- **WHAT IS NEEDED**: Track down every line below that holds "this" and copy it.
***** EXERCISE MATERIAL
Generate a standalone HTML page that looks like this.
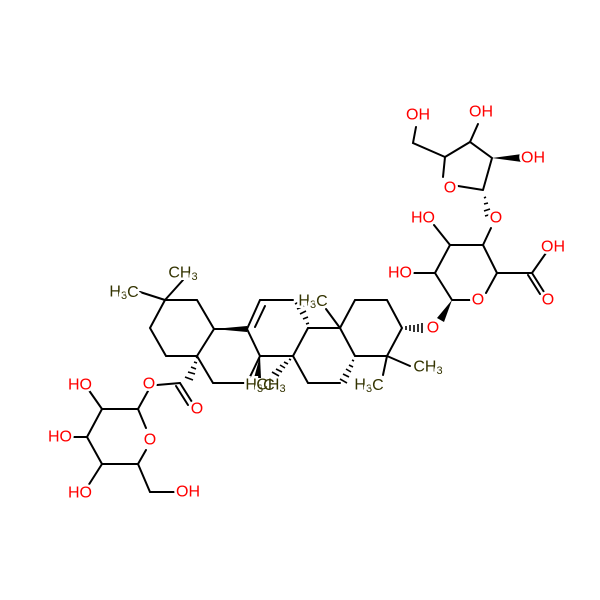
<!DOCTYPE html>
<html><head><style>
html,body{margin:0;padding:0;background:#fff}
svg{display:block}
text{font-family:"Liberation Sans",sans-serif;font-size:16px;dominant-baseline:central;text-anchor:middle;paint-order:stroke;stroke:#fff;stroke-width:5px}
.o{fill:#f00}
.c{fill:#333300}
</style></head><body>
<svg width="600" height="600" viewBox="0 0 600 600" xmlns="http://www.w3.org/2000/svg">
<rect width="600" height="600" fill="#fff"/>
<g stroke="#000" stroke-width="2" fill="none" stroke-linecap="round">
<path d="M165,300 L197,300 L214,329 L197,356 L166,356 L150,328 Z"/>
<path d="M165,300 L183,280 M165,300 L140,292"/>
<path d="M197,356 L213,383 L247,383 L260,356 M214,329 L247,329"/>
<path d="M247,329 L260,300 L293,300 M247,329 L260,356 L293,356 L308,328"/>
<path d="M255,327 L265,306" />
<path d="M308,328 L340,328 L355,356 M340,383 L308,383 L293,356"/>
<path d="M340,328 L326,309"/>
<path d="M340,328 L355,300 L387,300 L402,328 L387,356 L355,356"/>
<path d="M387,356 L410,366 M387,356 L383,375"/>
<path d="M180,383 L157,385"/>
<path d="M180,383 L192,402 M176,386 L188,405"/>
<path d="M138,409 L148,391 M138,409 L102,409 L87,437 L102,464 L138,464 L146,450 M138,409 L146,428"/>
<path d="M102,409 L88,389 M87,437 L74,437 M102,464 L88,486 M138,464 L150,492 L175,492"/>
<path d="M452,300 L470,300 M486,293 L497,273 L483,245 L450,245 L435,273 L452,300"/>
<path d="M497,273 L532,273 L546,253 M532,273 L544,292 M528,275 L540,294"/>
<path d="M483,245 L491,228 M450,245 L434,225 M435,273 L414,273"/>
<path d="M483,190 L458,186 M443,177 L445,157 L470,142 L492,158 L483,190"/>
<path d="M445,157 L413,143 L416,127 M470,142 L478,124"/>
</g>
<g fill="#000">
<polygon points="214,329 247,326 247,332"/>
<polygon points="260,356 254,378 261,378"/>
<polygon points="452,300 437,318 444,322"/>
<polygon points="492,158 522,154 522,162"/>
</g>
<g stroke="#000" stroke-width="1.6">
<path d="M194,362 l3,1 M191,367 l5,2 M188,372 l7,2 M185,377 l8,3 M196,357 l2,1"/>
<path d="M306,324 l3,-1 M303,319 l5,-2 M300,314 l6,-3 M297,309 l7,-3 M295,304 l8,-4"/>
<path d="M291,360 l-2,-1 M288,364 l-4,-2 M285,368 l-5,-3 M282,372 l-6,-3 M279,376 l-7,-4"/>
<path d="M352,360 l2,1 M349,365 l4,2 M346,369 l5,3 M343,374 l6,3 M340,379 l7,4"/>
<path d="M406,326 l0,4 M410,325 l0,6 M414,325 l0,7 M418,324 l0,8 M422,323 l0,10"/>
<path d="M486,197 l-2,1 M488,203 l-4,1 M490,209 l-6,2 M492,214 l-7,2"/>
</g>
<g>
<text x="183" y="273" class="c">CH<tspan font-size="11" dy="4">3</tspan></text>
<text x="124" y="292" class="c">H<tspan font-size="11" dy="4">3</tspan><tspan dy="-4">C</tspan></text>
<text x="313" y="301" class="c">H<tspan font-size="11" dy="4">3</tspan><tspan dy="-4">C</tspan></text>
<text x="260" y="385" class="c">H<tspan font-size="11" dy="4">3</tspan><tspan dy="-4">C</tspan></text>
<text x="271" y="385" class="c" style="stroke:none">CH<tspan font-size="11" dy="4">3</tspan></text>
<text x="428" y="367" class="c">CH<tspan font-size="11" dy="4">3</tspan></text>
<text x="369" y="385" class="c">H<tspan font-size="11" dy="4">3</tspan><tspan dy="-4">C</tspan></text>
<text x="433" y="328" class="o">O</text>
<text x="149" y="384" class="o">O</text>
<text x="197" y="409" class="o">O</text>
<text x="150" y="440" class="o">O</text>
<text x="80" y="385" class="o">HO</text>
<text x="60" y="437" class="o">HO</text>
<text x="80" y="493" class="o">HO</text>
<text x="188" y="492" class="o">OH</text>
<text x="478" y="300" class="o">O</text>
<text x="553" y="247" class="o">OH</text>
<text x="548" y="300" class="o">O</text>
<text x="496" y="218" class="o">O</text>
<text x="423" y="218" class="o">HO</text>
<text x="400" y="273" class="o">HO</text>
<text x="450" y="188" class="o">O</text>
<text x="418" y="115" class="o">OH</text>
<text x="481" y="112" class="o">OH</text>
<text x="533" y="158" class="o">OH</text>
</g>
</svg>
</body></html>
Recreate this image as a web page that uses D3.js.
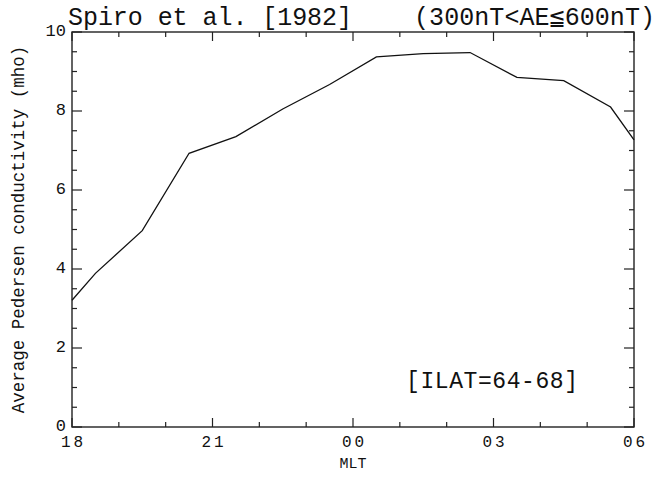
<!DOCTYPE html>
<html>
<head>
<meta charset="utf-8">
<script src="https://cdn.jsdelivr.net/npm/d3@7"></script>
<style>
  body { margin: 0; background: #fff; }
  text { font-family: "Liberation Mono", "DejaVu Sans Mono", monospace; fill: #111; }
</style>
</head>
<body>
<svg id="canvas" width="660" height="477"></svg>
<script>
// MLT in hours, 24+ means past midnight
let mlt = [18.0, 18.5, 19.5, 20.5, 21.5, 22.5, 23.5, 24.5, 25.5, 26.5, 27.5, 28.5, 29.5, 30.0]
let sigmaP = [3.21, 3.89, 4.97, 6.93, 7.35, 8.05, 8.67, 9.37, 9.45, 9.48, 8.85, 8.77, 8.1, 7.27]

let xTicks = [18, 21, 24, 27, 30]
let xTickLabels = ['18', '21', '00', '03', '06']
let yTicks = [0, 2, 4, 6, 8, 10]

let svg = d3.select('#canvas')

let plotL = 72, plotR = 634, plotT = 32, plotB = 427

let x = d3.scaleLinear().domain([18, 30]).range([plotL, plotR])
let y = d3.scaleLinear().domain([0, 10]).range([plotB, plotT])

let ink = '#222'

// frame ticks, drawn inward on all four sides
let minorX = d3.range(18, 30.01, 1)
let minorY = d3.range(0, 10.01, 0.5)

let tickG = svg.append('g').attr('stroke', ink).attr('stroke-width', 1.2)

minorX.forEach(h => {
    let len = (h % 3 === 0) ? 9 : 5
    tickG.append('line').attr('x1', x(h)).attr('x2', x(h)).attr('y1', plotB).attr('y2', plotB - len)
    tickG.append('line').attr('x1', x(h)).attr('x2', x(h)).attr('y1', plotT).attr('y2', plotT + len)
})
minorY.forEach(v => {
    let len = (v % 2 === 0) ? 10 : 5
    tickG.append('line').attr('y1', y(v)).attr('y2', y(v)).attr('x1', plotL).attr('x2', plotL + len)
    tickG.append('line').attr('y1', y(v)).attr('y2', y(v)).attr('x1', plotR).attr('x2', plotR - len)
})

svg.append('rect')
    .attr('x', plotL).attr('y', plotT)
    .attr('width', plotR - plotL).attr('height', plotB - plotT)
    .attr('fill', 'none').attr('stroke', ink).attr('stroke-width', 1.4)

// tick labels
svg.selectAll('.xlab')
    .data(xTicks)
    .enter()
    .append('text')
    .attr('class', 'xlab')
    .attr('x', d => x(d))
    .attr('y', plotB + 20)
    .attr('text-anchor', 'middle')
    .attr('font-size', 16)
    .attr('textLength', 22)
    .attr('lengthAdjust', 'spacing')
    .text((d, i) => xTickLabels[i])

svg.selectAll('.ylab')
    .data(yTicks)
    .enter()
    .append('text')
    .attr('class', 'ylab')
    .attr('x', plotL - 6)
    .attr('y', d => y(d) + 4)
    .attr('text-anchor', 'end')
    .attr('font-size', 17)
    .text(d => d)

// the curve
let line = d3.line()
    .x((d, i) => x(mlt[i]))
    .y(d => y(d))

svg.append('path')
    .datum(sigmaP)
    .attr('d', line)
    .attr('fill', 'none')
    .attr('stroke', '#111')
    .attr('stroke-width', 1.3)

// titles
svg.append('text')
    .attr('x', 68).attr('y', 25)
    .attr('font-size', 25)
    .attr('textLength', 284)
    .attr('lengthAdjust', 'spacing')
    .text('Spiro et al. [1982]')

svg.append('text')
    .attr('x', 414).attr('y', 25)
    .attr('font-size', 25)
    .attr('textLength', 241)
    .attr('lengthAdjust', 'spacing')
    .text('(300nT<AE\u2266600nT)')

svg.append('text')
    .attr('x', (plotL + plotR) / 2).attr('y', 468)
    .attr('text-anchor', 'middle')
    .attr('font-size', 15)
    .text('MLT')

svg.append('text')
    .attr('transform', 'translate(24,' + ((plotT + plotB) / 2) + ') rotate(-90)')
    .attr('text-anchor', 'middle')
    .attr('font-size', 17.5)
    .text('Average Pedersen conductivity (mho)')

svg.append('text')
    .attr('x', 406).attr('y', 388)
    .attr('font-size', 23)
    .attr('textLength', 172)
    .attr('lengthAdjust', 'spacing')
    .text('[ILAT=64-68]')
</script>
</body>
</html>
**********
- **FULL SOLUTION**:
Generate a standalone HTML page that looks like this.
Recreate this image as a web page that uses D3.js.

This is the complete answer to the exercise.